Tasarrufları aniden artıramazsınız. Öncelikli işiniz bu kadar düşmesine engel olmak olmalıydı. Artık vakit geç. Reel faiz veremezsiniz enflasyonu yüzde 25’lere çıkaramazsınız olumlu etkisi olacağını kabul edersek kadın istihdamını bu ideolojiyle artıramazsınız bu eğitim sistemiyle nitelikli işgücü yaratamazsınız zorunlu BES’le bile tasarrufu 1-2 puan ancak artırabilirsiniz. Daha sayayım mı?

AKP için tek yol aynı modeli ısrarla sürdürmekte yatıyor. Tıpkı aynı üslubu, aynı siyasi tarzı, aynı kutuplaştırıcılığı hızlandırarak sürdürmek zorunda olduğu gibi. Bu modelin geleceği olmaz.

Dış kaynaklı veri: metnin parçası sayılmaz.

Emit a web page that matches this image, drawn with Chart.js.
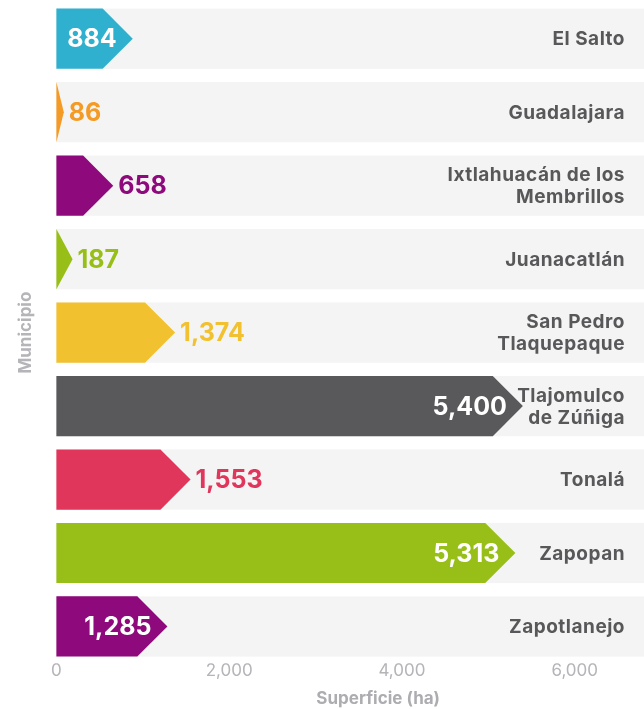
<!DOCTYPE html>
<html>
<head>
<meta charset="utf-8">
<script src="https://cdn.jsdelivr.net/npm/chart.js@4.4.1/dist/chart.umd.min.js"></script>
<style>
    html, body { margin: 0; padding: 0; background: #ffffff; overflow: hidden; }
    #contenedor { width: 700px; height: 709px; }
</style>
</head>
<body>
<div id="contenedor"><canvas id="superficieChart" width="700" height="709"></canvas></div>
<script>
// Superficie por municipio (ha)
var municipios = ['El Salto', 'Guadalajara', ['Ixtlahuacán de los', 'Membrillos'], 'Juanacatlán',
    ['San Pedro', 'Tlaquepaque'], ['Tlajomulco', 'de Zúñiga'], 'Tonalá', 'Zapopan', 'Zapotlanejo'];
var superficie = [884, 86, 658, 187, 1374, 5400, 1553, 5313, 1285];
var ticksX = [0, 2000, 4000, 6000];

// estilo de cada barra
var colores = ['#2fb0cf', '#f39b26', '#8e0a7c', '#97bf17', '#f2c12f', '#59595b', '#e0365c', '#97bf17', '#8e0a7c'];
var etiquetaDentro = [true, false, false, false, false, true, false, true, true];

var fuente = 'Inter, "Open Sans", sans-serif';

function formato(v) {
    return v.toLocaleString('en-US');
}

// bandas grises, barras en forma de flecha, valores y nombres de municipio
var flechas = {
    id: 'flechas',
    beforeDatasetsDraw: function (chart) {
        var ctx = chart.ctx;
        var area = chart.chartArea;
        var meta = chart.getDatasetMeta(0);
        ctx.save();
        ctx.fillStyle = '#f4f4f4';
        meta.data.forEach(function (bar) {
            ctx.fillRect(area.left, bar.y - bar.height / 2, chart.width - area.left, bar.height);
        });
        ctx.restore();
    },
    beforeDatasetDraw: function (chart, args) {
        var ctx = chart.ctx;
        ctx.save();
        args.meta.data.forEach(function (bar, i) {
            var arriba = bar.y - bar.height / 2;
            var abajo = bar.y + bar.height / 2;
            var punta = Math.min(bar.height / 2, bar.x - bar.base);
            var cuello = bar.x - punta;
            ctx.beginPath();
            ctx.moveTo(bar.base, arriba);
            ctx.lineTo(cuello, arriba);
            ctx.lineTo(bar.x, bar.y);
            ctx.lineTo(cuello, abajo);
            ctx.lineTo(bar.base, abajo);
            ctx.closePath();
            ctx.fillStyle = colores[i];
            ctx.fill();
        });
        ctx.restore();
        return false;
    },
    afterDatasetsDraw: function (chart) {
        var ctx = chart.ctx;
        var meta = chart.getDatasetMeta(0);
        var escalaY = chart.scales.y;
        ctx.save();
        ctx.textBaseline = 'middle';

        // valores
        ctx.font = 'bold 25px ' + fuente;
        meta.data.forEach(function (bar, i) {
            var texto = formato(superficie[i]);
            if (etiquetaDentro[i]) {
                ctx.fillStyle = '#ffffff';
                ctx.textAlign = 'right';
                ctx.fillText(texto, bar.x - 16, bar.y + 1);
            } else {
                ctx.fillStyle = colores[i];
                ctx.textAlign = 'left';
                ctx.fillText(texto, bar.x + 5, bar.y + 1);
            }
        });

        // municipios, alineados a la derecha dentro de la banda
        ctx.font = 'bold 19px ' + fuente;
        ctx.letterSpacing = '0.5px';
        ctx.fillStyle = '#58585a';
        ctx.textAlign = 'right';
        chart.data.labels.forEach(function (nombre, i) {
            var lineas = [].concat(nombre);
            var yc = escalaY.getPixelForValue(i);
            var alto = 22;
            lineas.forEach(function (linea, j) {
                var y = yc + (j - (lineas.length - 1) / 2) * alto;
                ctx.fillText(linea, 625, y + 1);
            });
        });
        ctx.restore();
    }
};

var ctx1 = document.getElementById('superficieChart').getContext('2d');
var superficieChart = new Chart(ctx1, {
    type: 'bar',
    data: {
        labels: municipios,
        datasets: [
            {
                label: 'Superficie (ha)',
                data: superficie,
                backgroundColor: colores,
                categoryPercentage: 1,
                barPercentage: 0.82
            }
        ]
    },
    options: {
        indexAxis: 'y',
        responsive: false,
        animation: false,
        layout: {
            padding: { left: 12, top: 2, right: 0, bottom: 0 }
        },
        plugins: {
            legend: { display: false },
            tooltip: { enabled: false }
        },
        scales: {
            x: {
                min: 0,
                max: 7450,
                grid: { display: false, drawTicks: false },
                border: { display: false },
                afterBuildTicks: function (axis) {
                    axis.ticks = ticksX.map(function (v) { return { value: v }; });
                },
                ticks: {
                    padding: -3,
                    color: '#b4b4b9',
                    font: { family: fuente, size: 17 },
                    callback: function (v) { return formato(v); }
                },
                title: {
                    display: true,
                    text: 'Superficie (ha)',
                    color: '#acacb1',
                    padding: { top: 11, bottom: 0 },
                    font: { family: fuente, size: 17, weight: 'bold' }
                }
            },
            y: {
                grid: { display: false, drawTicks: false },
                border: { display: false },
                ticks: { display: false },
                title: {
                    display: true,
                    text: 'Municipio',
                    color: '#b4b4b9',
                    padding: { top: 4, bottom: 20 },
                    font: { family: fuente, size: 17, weight: 'bold' }
                }
            }
        }
    },
    plugins: [flechas]
});
</script>
</body>
</html>
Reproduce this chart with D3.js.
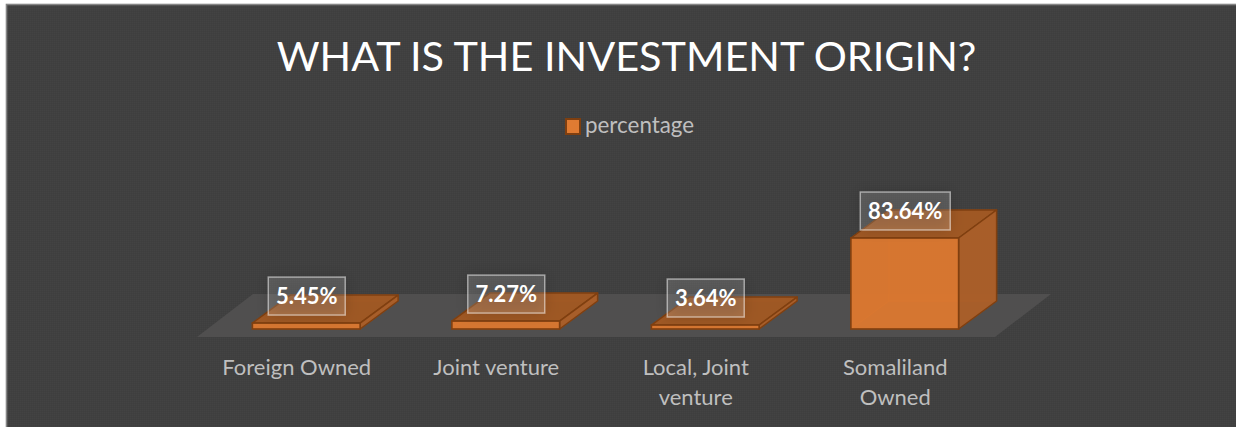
<!DOCTYPE html>
<html>
<head>
<meta charset="utf-8">
<script src="https://cdn.jsdelivr.net/npm/d3@7"></script>
<style>
  html, body { margin: 0; padding: 0; background: #fff; }
  svg { display: block; }
  text { font-family: Lato, "Open Sans", sans-serif; }
</style>
</head>
<body>
<div id="chart"></div>
<script>
const categories = ["Foreign Owned", "Joint venture", "Local, Joint venture", "Somaliland Owned"];
const categoryLines = [["Foreign Owned"], ["Joint venture"], ["Local, Joint", "venture"], ["Somaliland", "Owned"]];
const percentage = [5.45, 7.27, 3.64, 83.64];
const seriesName = "percentage";
const chartTitle = "WHAT IS THE INVESTMENT ORIGIN?";

const width = 1236, height = 427;
const depthX = 38, depthY = 28;   // how far the 3d bars go backward

const svg = d3.select("#chart").append("svg")
    .attr("width", width)
    .attr("height", height);

const defs = svg.append("defs");

// dark background has a very fine weave in it
const weave = defs.append("pattern")
    .attr("id", "weave")
    .attr("width", 2).attr("height", 2)
    .attr("patternUnits", "userSpaceOnUse");
weave.append("rect").attr("width", 2).attr("height", 2).attr("fill", "#404040");
weave.append("rect").attr("width", 1).attr("height", 1).attr("fill", "#434343");
weave.append("rect").attr("x", 1).attr("y", 1).attr("width", 1).attr("height", 1).attr("fill", "#3e3e3e");

defs.append("filter").attr("id", "soft")
    .attr("x", "-30%").attr("y", "-30%").attr("width", "160%").attr("height", "160%")
  .append("feGaussianBlur").attr("stdDeviation", 7);

// chart background
svg.append("rect")
    .attr("x", 6.5).attr("y", 4.5)
    .attr("width", width).attr("height", height)
    .attr("fill", "url(#weave)")
    .attr("stroke", "#858585")
    .attr("stroke-width", 1.6);

// scales
const x = d3.scaleBand()
    .domain(categories)
    .range([206.5, 1004.5])
    .paddingInner(0.46)
    .paddingOuter(0.23);

const y = d3.scaleLinear()
    .domain([0, 100])
    .range([329, 220.2]);

// floor of the 3d chart
const floorY0 = 337, floorY1 = 294;
svg.append("path")
    .attr("d", d3.line()([[197, floorY0], [995, floorY0], [1051, floorY1], [253, floorY1]]) + "Z")
    .attr("fill", "#504f4f");

// bars
const bars = svg.append("g")
    .selectAll("g")
    .data(categories.map((c, i) => ({cat: c, value: percentage[i]})))
    .join("g");

function face(points) {
  return d3.line()(points) + "Z";
}

const edge = "#7f3f10";

// back faces, they show through the front a little
bars.append("path")
    .attr("d", d => {
      const x0 = x(d.cat), x1 = x0 + x.bandwidth(), t = y(d.value), b = y(0);
      return face([[x0 + depthX, t - depthY], [x1 + depthX, t - depthY], [x1 + depthX, b - depthY], [x0 + depthX, b - depthY]]);
    })
    .attr("fill", "#a85c26")
    .attr("fill-opacity", 0.55)
    .attr("stroke", "#bd6a2b")
    .attr("stroke-opacity", 0.6);

bars.append("path")
    .attr("d", d => {
      const x0 = x(d.cat), x1 = x0 + x.bandwidth(), b = y(0);
      return face([[x0, b], [x0 + depthX, b - depthY], [x1 + depthX, b - depthY], [x1, b]]);
    })
    .attr("fill", "#a85c26")
    .attr("fill-opacity", 0.35)
    .attr("stroke", "#bd6a2b")
    .attr("stroke-opacity", 0.6);

bars.append("path")
    .attr("d", d => {
      const x0 = x(d.cat), t = y(d.value), b = y(0);
      return face([[x0, t], [x0 + depthX, t - depthY], [x0 + depthX, b - depthY], [x0, b]]);
    })
    .attr("fill", "#a85c26")
    .attr("fill-opacity", 0.55)
    .attr("stroke", "#bd6a2b")
    .attr("stroke-opacity", 0.6);

// top
bars.append("path")
    .attr("d", d => {
      const x0 = x(d.cat), x1 = x0 + x.bandwidth(), t = y(d.value);
      return face([[x0, t], [x0 + depthX, t - depthY], [x1 + depthX, t - depthY], [x1, t]]);
    })
    .attr("fill", "#a05823")
    .attr("fill-opacity", 0.96)
    .attr("stroke", edge)
    .attr("stroke-width", 1.5)
    .attr("stroke-linejoin", "round");

// side
bars.append("path")
    .attr("d", d => {
      const x1 = x(d.cat) + x.bandwidth(), t = y(d.value), b = y(0);
      return face([[x1, t], [x1 + depthX, t - depthY], [x1 + depthX, b - depthY], [x1, b]]);
    })
    .attr("fill", "#ab5f28")
    .attr("fill-opacity", 0.94)
    .attr("stroke", edge)
    .attr("stroke-width", 1.5)
    .attr("stroke-linejoin", "round");

// front
bars.append("rect")
    .attr("x", d => x(d.cat))
    .attr("y", d => y(d.value))
    .attr("width", x.bandwidth())
    .attr("height", d => y(0) - y(d.value))
    .attr("fill", "#dc7830")
    .attr("fill-opacity", 0.94)
    .attr("stroke", edge)
    .attr("stroke-width", 1.6);

// data labels
const labelW = d => d.value >= 10 ? 90 : 77;
const labels = svg.append("g")
    .selectAll("g")
    .data(categories.map((c, i) => ({cat: c, value: percentage[i]})))
    .join("g")
    .attr("transform", d => `translate(${x(d.cat) + x.bandwidth() / 2 + 0.5},${y(d.value) - 27})`);

// soft dark shadow behind each label box
labels.append("rect")
    .attr("x", d => -labelW(d) / 2)
    .attr("y", -19)
    .attr("width", labelW)
    .attr("height", 38)
    .attr("fill", "#000")
    .attr("fill-opacity", 0.16)
    .attr("filter", "url(#soft)");

labels.append("rect")
    .attr("x", d => -labelW(d) / 2)
    .attr("y", -19)
    .attr("width", labelW)
    .attr("height", 38)
    .attr("fill", "#fff")
    .attr("fill-opacity", 0.16)
    .attr("stroke", "#fff")
    .attr("stroke-opacity", 0.5)
    .attr("stroke-width", 1.5);

labels.append("text")
    .attr("text-anchor", "middle")
    .attr("y", 8)
    .attr("fill", "#fff")
    .style("font-size", "22px")
    .style("font-weight", 700)
    .text(d => d.value.toFixed(2) + "%");

// category labels
svg.append("g")
    .selectAll("text")
    .data(categories.map((c, i) => ({cat: c, lines: categoryLines[i]})))
    .join("text")
    .attr("text-anchor", "middle")
    .attr("fill", "#bfbfbf")
    .style("font-size", "22px")
    .each(function (d) {
      d3.select(this).selectAll("tspan")
        .data(d.lines)
        .join("tspan")
        .attr("x", x(d.cat) + x.bandwidth() / 2 - 9.5)
        .attr("y", (l, i) => 375 + i * 30)
        .text(l => l);
    });

// title
svg.append("text")
    .attr("x", 626.5)
    .attr("y", 71)
    .attr("text-anchor", "middle")
    .attr("fill", "#fff")
    .style("font-size", "41.4px")
    .text(chartTitle);

// legend
svg.append("rect")
    .attr("x", 566).attr("y", 119)
    .attr("width", 14).attr("height", 15)
    .attr("fill", "#e07b32")
    .attr("stroke", edge)
    .attr("stroke-width", 2);

svg.append("text")
    .attr("x", 585)
    .attr("y", 133)
    .attr("fill", "#bfbfbf")
    .style("font-size", "22.4px")
    .text(seriesName);
</script>
</body>
</html>
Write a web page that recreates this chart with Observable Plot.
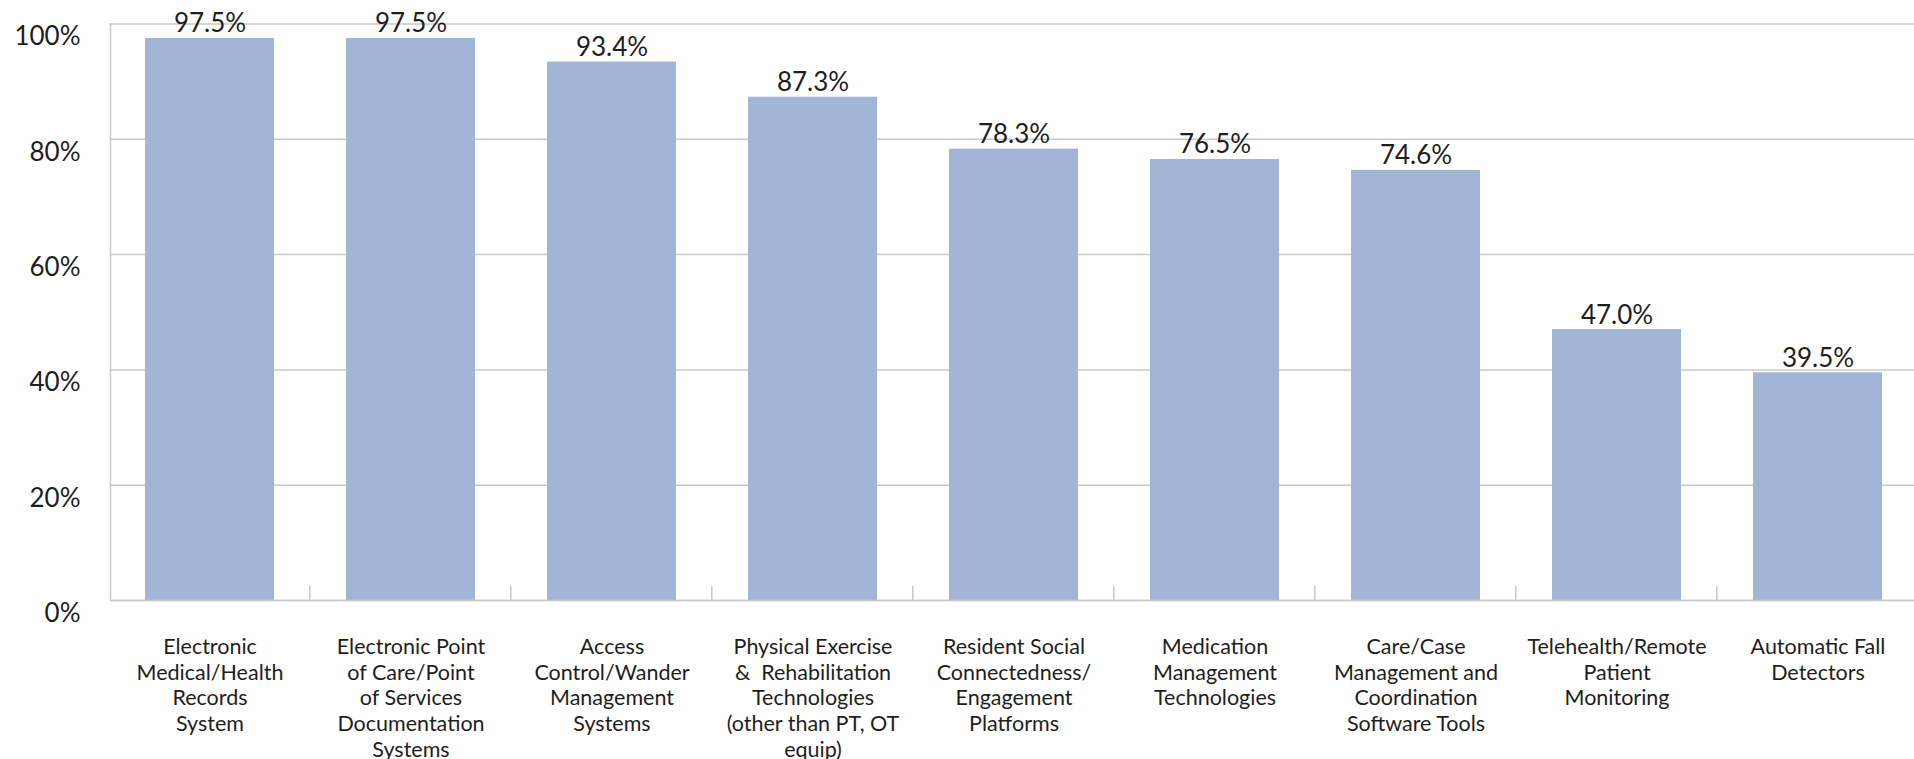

AKP “modeli” ekonomi, engelli yarışına benziyor. Koşunun ne zaman biteceği belli değil “bir engel daha aştık, bu ayı da atlattık bu seçimi de geçtik”.

Ama engeller de atlatılıyor ve altta yatan dinamiğin sönmeye başladığını insanların büyük bölümü tam algılayamıyor.

Bu “model”, amaçsız ve kör bir burjuvazinin engelli koşusudur. Lakin burjuvazinin bizzat kendisi belki de böyle değil midir?

Yani? Yani bu ivmesini yitirmiş ekonominin gerçek durumu ortaya geç çıkabilir veya tam olarak hiç çıkmayabilir, ancak kısmen çıkabilir. “Model” veya modelsizlik, stratejisizlik, ufuksuzluk elbette önemli. Fakat buna bel bağlanamaz.

Siyaseten ve ideolojik olarak reddedilmelerini sağlamak ve bu gerçeği yüzlerine Türkiye ekonomisini umarsız vaziyete düşürmelerinden çok daha önce çarpmak gerekiyor.